6. Results

In order to assess the validity of the analysis of Sec. 5 in practice, we compared the communication times for both methods running on the CRAY T3E-1200E at the University of Manchester. This machine was chosen because it enabled us to compare the methods running on up to 512 nodes. However, as mentioned at the end of Sec. 5, we would not expect this machine to give particularly favourable results for the new method because its latency cost is small.

In Fig. 4 we plot the results for two different FFT grid sizes: $128 \times 128 \times 128$ and $64 \times 64 \times 64$. The implementation of each method used the same communication library call. The results plotted were obtained by averaging the communication times for 50 convolutions (i.e. both a forward and backward FFT) on the $128^3$ grid and 100 convolutions on the $64^3$ grid. The error bars show the resulting standard deviations. The dashed and dotted lines show the best fits to Eqs. 4 and 5 respectively.

Figure 4: Comparison of average communication times for both methods applied to $128 \times 128 \times 128$ (left) and $64 \times 64 \times 64$ (right) grid sizes.

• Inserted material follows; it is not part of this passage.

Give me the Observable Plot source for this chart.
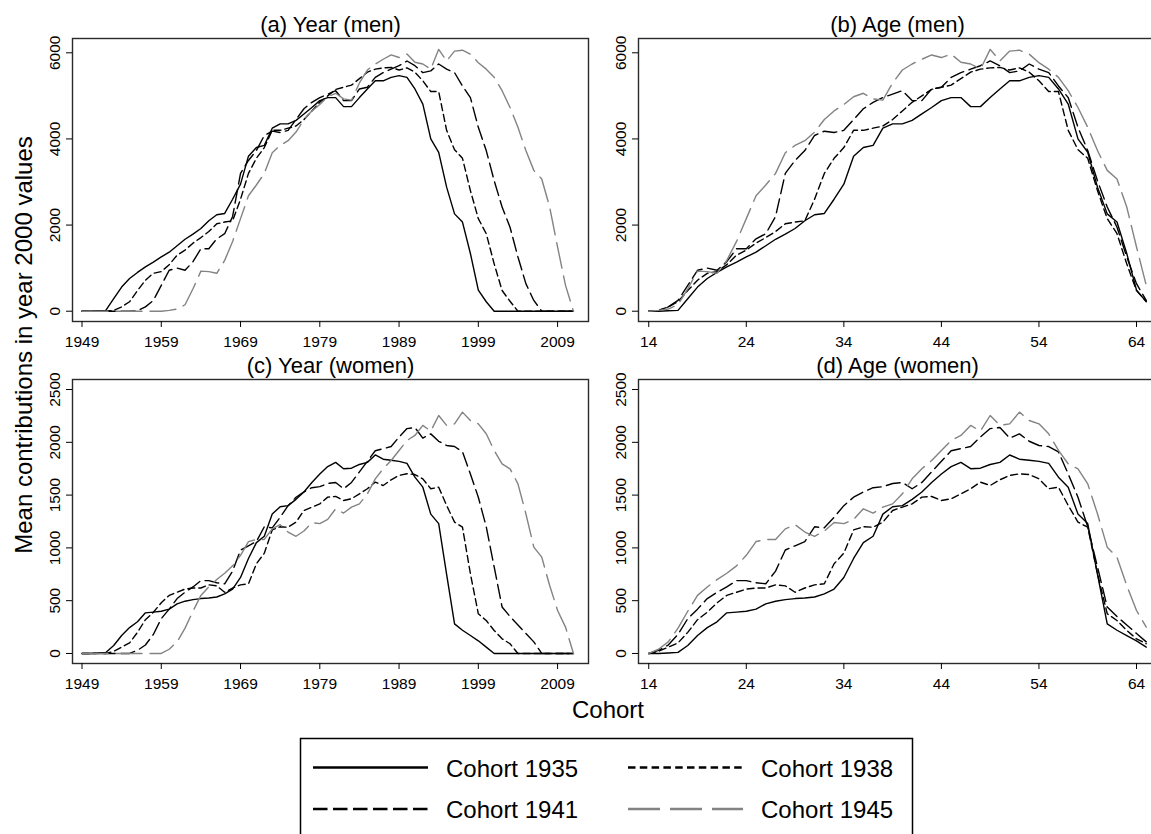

The quality of the fits of Eqs. 4 and 5 to the data supports our analysis. In particular, the cross-over occurs at a smaller number of processors for the case of the smaller FFT grid, as expected. On the machine used here, the new method is out-performed by the old method for the reasons given above, and would only be applicable for very small FFT grids or very large numbers (over 1000) of nodes. However, from the quality of the fit to the analysis of Sec. 5, we would expect to be able to apply Eqs. 4 and 5 with confidence to estimate how the methods would scale on other machines. For example, on the cluster of PCs mentioned in Sec. 5, on which we measured a latency of about $300~\mathrm{\mu s}$ and a bandwidth of $8.7~\mathrm{Mb s^{-1}}$, the expected cross-over points are 40 and 140 nodes for the $64^3$ and $128^3$ grids respectively.